I’m a huge fan of the Stanford tagger; I’ve been impressed by the way that it handles negation, but perhaps when all is said and done it is simply not well-suited to literary prose where the syntactical constructions can be far more complicated than typical utilitarian prose? I need more time to study how the Stanford tagger behaved on this problem, so I’m just going to exclude it from the rest of this report.  My hypothesis, however, is that it is far more sensitive to register/genre than the dictionary based methods.

So, as I was saying, what happens with sentiment in actual prose fiction is usually achieved over a series of sentences. That simile, that bit of irony, that negated sentence is typically followed and/or preceded by a series of more direct sentences expressing the sentiment of the passage.  For example,

“She was not ugly.  She was exceedingly beautiful.”
“I watched him with disgust. He ate like a pig.”

Prose, at least the prose that I studied in this experiment, is rarely composed of sustained irony, sustained negation, sustained metaphor, etc.  Usually authors provide us with lots of clues about the sentiment we are meant to experience, and over the course of several sentences, a paragraph, or a page, the sentiment tends to become less ambiguous.

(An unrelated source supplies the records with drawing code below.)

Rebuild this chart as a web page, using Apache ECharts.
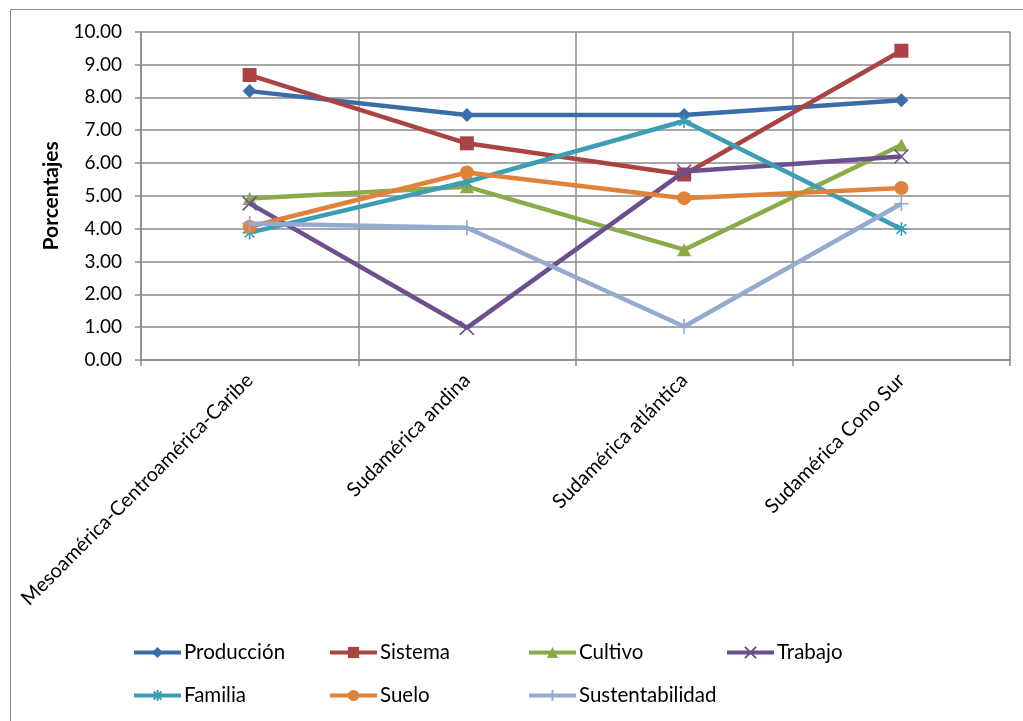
<!DOCTYPE html>
<html>
<head>
<meta charset="utf-8">
<script src="https://cdn.jsdelivr.net/npm/echarts@6/dist/echarts.min.js"></script>
<style>
html,body{margin:0;padding:0;background:#fff;}
#c{width:1023px;height:721px;}
</style>
</head>
<body>
<div id="c"></div>
<script>
const categories = ['Mesoamérica-Centroamérica-Caribe', 'Sudamérica andina', 'Sudamérica atlántica', 'Sudamérica Cono Sur'];
const produccion = [8.19, 7.46, 7.46, 7.91];
const sistema = [8.68, 6.60, 5.65, 9.42];
const cultivo = [4.92, 5.28, 3.36, 6.55];
const trabajo = [4.77, 0.98, 5.74, 6.20];
const familia = [3.88, 5.43, 7.28, 3.99];
const suelo = [4.06, 5.71, 4.93, 5.24];
const sustentabilidad = [4.16, 4.03, 1.02, 4.76];
const yTicks = [0, 1, 2, 3, 4, 5, 6, 7, 8, 9, 10];

const seriesNames = ['Producción', 'Sistema', 'Cultivo', 'Trabajo', 'Familia', 'Suelo', 'Sustentabilidad'];
const seriesData = [produccion, sistema, cultivo, trabajo, familia, suelo, sustentabilidad];
const colors = ['#3A6DA8', '#AA4442', '#8BAA4A', '#6C4F8F', '#3C9DB4', '#E0823A', '#94AAD0'];
const xPath = 'path://M0,0L10,10M10,0L0,10';
const starPath = 'path://M5,0L5,10M0,5L10,5M1.5,1.5L8.5,8.5M8.5,1.5L1.5,8.5';
const plusPath = 'path://M5,0L5,10M0,5L10,5';
const symbols = ['diamond', 'rect', 'triangle', xPath, starPath, 'circle', plusPath];
const sizes = [[14, 14], [14, 14], [14, 13], [14, 14], [14, 14], [14, 14], [15, 15]];
const stroked = [false, false, false, true, true, false, true];
const FONT = 'Lato, "Open Sans", sans-serif';

const chart = echarts.init(document.getElementById('c'));

const series = seriesNames.map((n, i) => ({
  name: n,
  type: 'line',
  data: seriesData[i],
  symbol: symbols[i],
  symbolSize: sizes[i],
  showAllSymbol: true,
  lineStyle: { color: colors[i], width: 4.5 },
  itemStyle: stroked[i]
    ? { color: colors[i], borderColor: colors[i], borderWidth: 1.6 }
    : { color: colors[i] },
  emphasis: { disabled: true },
  animation: false,
  z: 2 + i
}));

const legendPos = [
  [132, 642], [328, 642], [527, 642], [725, 642],
  [132, 685], [328, 685], [527, 685]
];
const legends = seriesNames.map((n, i) => ({
  data: [n],
  left: legendPos[i][0],
  top: legendPos[i][1],
  itemWidth: 47,
  itemHeight: 14,
  itemGap: 0,
  padding: 0,
  lineStyle: { width: 4 },
  textStyle: { fontFamily: FONT, fontSize: 20.5, color: '#000', padding: [0, 0, 0, -2] },
  selectedMode: false
}));

chart.setOption({
  animation: false,
  backgroundColor: '#fff',
  graphic: [{
    type: 'rect',
    left: 8, top: 7,
    shape: { width: 1200, height: 900 },
    style: { fill: 'none', stroke: '#8a8a8a', lineWidth: 1 },
    silent: true
  }],
  legend: legends,
  grid: { left: 141, right: 13, top: 31.7, bottom: 361, containLabel: false },
  xAxis: {
    type: 'category',
    data: categories,
    boundaryGap: true,
    axisLine: { lineStyle: { color: '#8a8a8a', width: 1.5 } },
    axisTick: { show: true, length: 6, lineStyle: { color: '#8a8a8a', width: 1.5 } },
    splitLine: { show: true, lineStyle: { color: '#8a8a8a', width: 1.5 } },
    axisLabel: {
      rotate: 45,
      margin: 17,
      fontFamily: FONT,
      fontSize: 20,
      color: '#000',
      interval: 0
    }
  },
  yAxis: {
    type: 'value',
    min: 0, max: 10, interval: 1,
    name: 'Porcentajes',
    nameLocation: 'middle',
    nameGap: 79,
    nameRotate: 90,
    nameTextStyle: { fontFamily: FONT, fontSize: 21, fontWeight: 'bold', color: '#000' },
    axisLine: { show: true, lineStyle: { color: '#8a8a8a', width: 1.5 } },
    axisTick: { show: true, length: 6, lineStyle: { color: '#8a8a8a', width: 1.5 } },
    splitLine: { show: true, lineStyle: { color: '#8a8a8a', width: 1.5 } },
    axisLabel: {
      margin: 19,
      fontFamily: FONT,
      fontSize: 19,
      color: '#000',
      formatter: v => yTicks.includes(v) ? v.toFixed(2) : ''
    }
  },
  series: series
});
</script>
</body>
</html>
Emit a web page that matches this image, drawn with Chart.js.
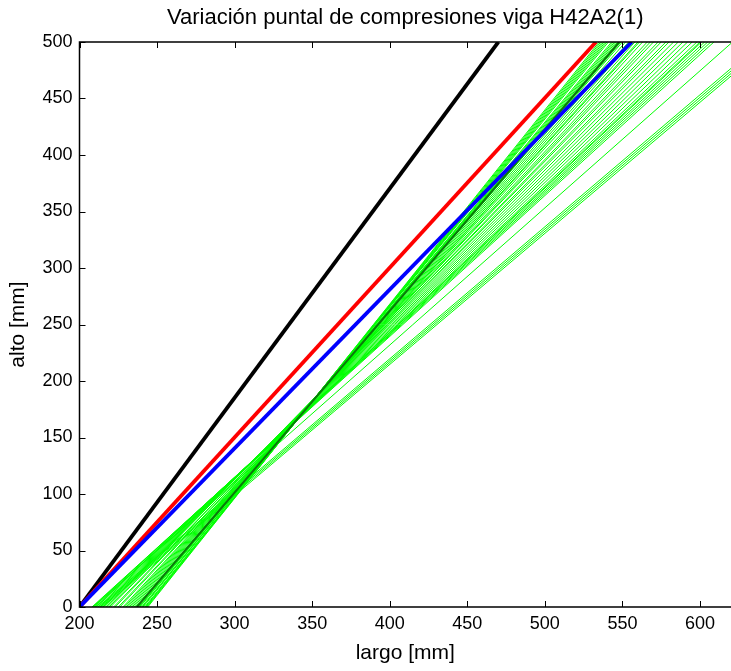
<!DOCTYPE html>
<html>
<head>
<meta charset="utf-8">
<script src="https://cdn.jsdelivr.net/npm/chart.js@4.4.1/dist/chart.umd.min.js"></script>
<style>
  html, body { margin: 0; padding: 0; background: #ffffff; }
  canvas { display: block; }
</style>
</head>
<body>
<canvas id="strut" width="731" height="671"></canvas>
<script>
// Axis ticks
const largoTicks = [200, 250, 300, 350, 400, 450, 500, 550, 600];
const altoTicks = [0, 50, 100, 150, 200, 250, 300, 350, 400, 450, 500];

// Reference struts: [largo at alto = 0, largo at alto = 500]
const strutBlack = [200, 470];
const strutRed = [200, 533];
const strutBlue = [200, 556];
const strutDarkGreen = [237, 548];

// Measured struts: largo at the base (alto = 0) and at the top (alto = 500)
const greenBase = [
  244, 243.5, 243, 242.5, 242, 241, 240.5, 240, 239, 238.5, 238, 237, 236, 235, 234, 233, 232,
  231, 230, 229, 228, 226, 225, 223, 222, 220, 219, 218, 217, 216, 215, 214, 213, 212,
  211, 210.5, 210, 209, 208.5, 208,
  209, 212, 213, 214, 215
];
const greenTop = [
  535, 536, 537, 538, 539, 540, 541, 543, 544, 545, 546, 547, 549, 550, 552, 554, 556,
  558, 560, 561, 563, 566, 568, 570, 573, 575, 578, 580, 583, 586, 589, 592, 595, 598,
  600, 601, 603, 605, 607, 609,
  621, 640, 642, 644, 646
];

const altoRange = [0, 500];

function strut(pair) {
  return [
    { x: pair[0], y: altoRange[0] },
    { x: pair[1], y: altoRange[1] }
  ];
}

const datasets = [];
datasets.push({ data: strut(strutBlue), borderColor: '#0000ff', borderWidth: 3.8 });
datasets.push({ data: strut(strutRed), borderColor: '#ff0000', borderWidth: 3.8 });
datasets.push({ data: strut(strutBlack), borderColor: '#000000', borderWidth: 3.8 });
datasets.push({ data: strut(strutDarkGreen), borderColor: '#0a7a0a', borderWidth: 2 });
greenBase.forEach((b, i) => {
  datasets.push({ data: strut([b, greenTop[i]]), borderColor: '#00ff00', borderWidth: 1 });
});
datasets.forEach(d => {
  d.showLine = true;
  d.pointRadius = 0;
  d.fill = false;
  d.tension = 0;
});

// Axes frame (top, left, bottom) with inward tick marks
const axesFrame = {
  id: 'axesFrame',
  afterDatasetsDraw(chart) {
    const { ctx, chartArea: a, scales } = chart;
    const sx = scales.x, sy = scales.y;
    const tick = 6;
    ctx.save();
    ctx.strokeStyle = '#000000';
    ctx.lineWidth = 1.5;
    ctx.beginPath();
    ctx.moveTo(a.right + 2, a.top);
    ctx.lineTo(a.left, a.top);
    ctx.lineTo(a.left, a.bottom);
    ctx.lineTo(a.right + 2, a.bottom);
    ctx.stroke();
    ctx.lineWidth = 1;
    ctx.beginPath();
    largoTicks.forEach(v => {
      const px = Math.round(sx.getPixelForValue(v)) + 0.5;
      ctx.moveTo(px, a.bottom);
      ctx.lineTo(px, a.bottom - tick);
      ctx.moveTo(px, a.top);
      ctx.lineTo(px, a.top + tick);
    });
    altoTicks.forEach(v => {
      const py = Math.round(sy.getPixelForValue(v)) + 0.5;
      ctx.moveTo(a.left, py);
      ctx.lineTo(a.left + tick, py);
    });
    ctx.stroke();
    ctx.restore();
  }
};

Chart.defaults.font.family = '"Liberation Sans", Arial, Helvetica, sans-serif';
Chart.defaults.color = '#000000';

new Chart(document.getElementById('strut'), {
  type: 'scatter',
  data: { datasets },
  plugins: [axesFrame],
  options: {
    responsive: false,
    animation: false,
    layout: { padding: { left: 0, right: 0, top: 0, bottom: 0 } },
    plugins: {
      legend: { display: false },
      tooltip: { enabled: false },
      title: {
        display: true,
        text: 'Variación puntal de compresiones viga H42A2(1)',
        fullSize: false,
        font: { size: 22, weight: 'normal' },
        color: '#000000',
        padding: { top: 5, bottom: 10.6 }
      }
    },
    scales: {
      x: {
        type: 'linear',
        min: 200,
        max: 620,
        afterBuildTicks: s => { s.ticks = largoTicks.map(v => ({ value: v })); },
        afterFit: s => { s.height = 64; },
        grid: { display: false, drawTicks: false },
        border: { display: false },
        ticks: { font: { size: 18 }, padding: 6, maxRotation: 0, autoSkip: false },
        title: {
          display: true,
          text: 'largo [mm]',
          font: { size: 21 },
          padding: { top: 0, bottom: 5 }
        }
      },
      y: {
        type: 'linear',
        min: 0,
        max: 500,
        afterBuildTicks: s => { s.ticks = altoTicks.map(v => ({ value: v })); },
        afterFit: s => { s.width = 79.5; },
        grid: { display: false, drawTicks: false },
        border: { display: false },
        ticks: { font: { size: 18 }, padding: 7, autoSkip: false },
        title: {
          display: true,
          text: 'alto [mm]',
          font: { size: 21 },
          padding: { top: 6, bottom: 0 }
        }
      }
    }
  }
});
</script>
</body>
</html>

So instead of just testing the machine methods against my human sentiments on a sentence by sentence basis, I split Joyce’s portrait into 20 equally sized chunks, and calculated the mean sentiment of each.  I then compared those means to the means of my own human coded sentiments.  These were the results:

Bing 80% agreement
Afinn 85% agreement
NRC 90% agreement

Not bad.  But of course any time we apply a chunking method like this we risk breaking the text right in the middle of a key passage.  And, as we increase the number of chunks and effectively decrease the size of each passage, the values tend to decrease. I ran the same test using 100 segments and saw this:

Bing 73% agreement
Afinn 77% agreement
NRC 58% agreement (ouch)

Figure 1 graphs how the AFinn method (with 77% agreement over 100 segments) tracked the sentiment compared to my human sentiments.


Figure 1

Next I transformed all of the sentiment vectors (machine and human) using the get_transformed_values function.  I then calculated the amount of agreement. With the low pass filter set to the default of 3, I observed the following agreement:

Bing 73% agreement
Afinn 74% agreement
NRC 86% agreement

With the low pass filter set to 5, I observed the following agreement:

Bing 87% agreement
Afinn 93% agreement
NRC 90% agreement

Figure 2 graphs how the transformed AFinn method tracked narrative changes in sentiment compared to my human sentiments.[3]


Figure 2

As I have said elsewhere, my primary reason for open-sourcing this code was so that others could plot some narratives of their own and see if the shapes track well with their human sense of the emotional trajectories.  If you do that, and you have successes or failure, I’d be very interested in hearing from you (please send me an email).

Given all of the above, I suppose my current working benchmark for human to machine accuracy is something like ~80%.  Frankly, though, I’m more interested in the big picture and whether or not the overall shapes produced by this method map well onto our human sense of a book’s emotional trajectory.  They certainly do seem to map well with my sense of Portrait of the Artist, and with many other books in my library, but what about your favorite novel?

[1] For what it is worth, the same can probably be said about us, the human beings.  Given a single sentence with no context, we could probably argue about its positive or negativeness.
[2] Each method uses a slightly different value range, so when I write of “agreement,”  I mean only that the machine method agreed with the human (me) that a given sentence was positively or negatively charged.  My rating scale consisted of three values: 1, 0, -1 (positive, neutral, negative). I did not test the extent of the positiveness or the degree of negativeness.
[3] I explored low-pass values in increments of 5 all the way to 100.  The percentages of agreement were consistently between 70 and 90.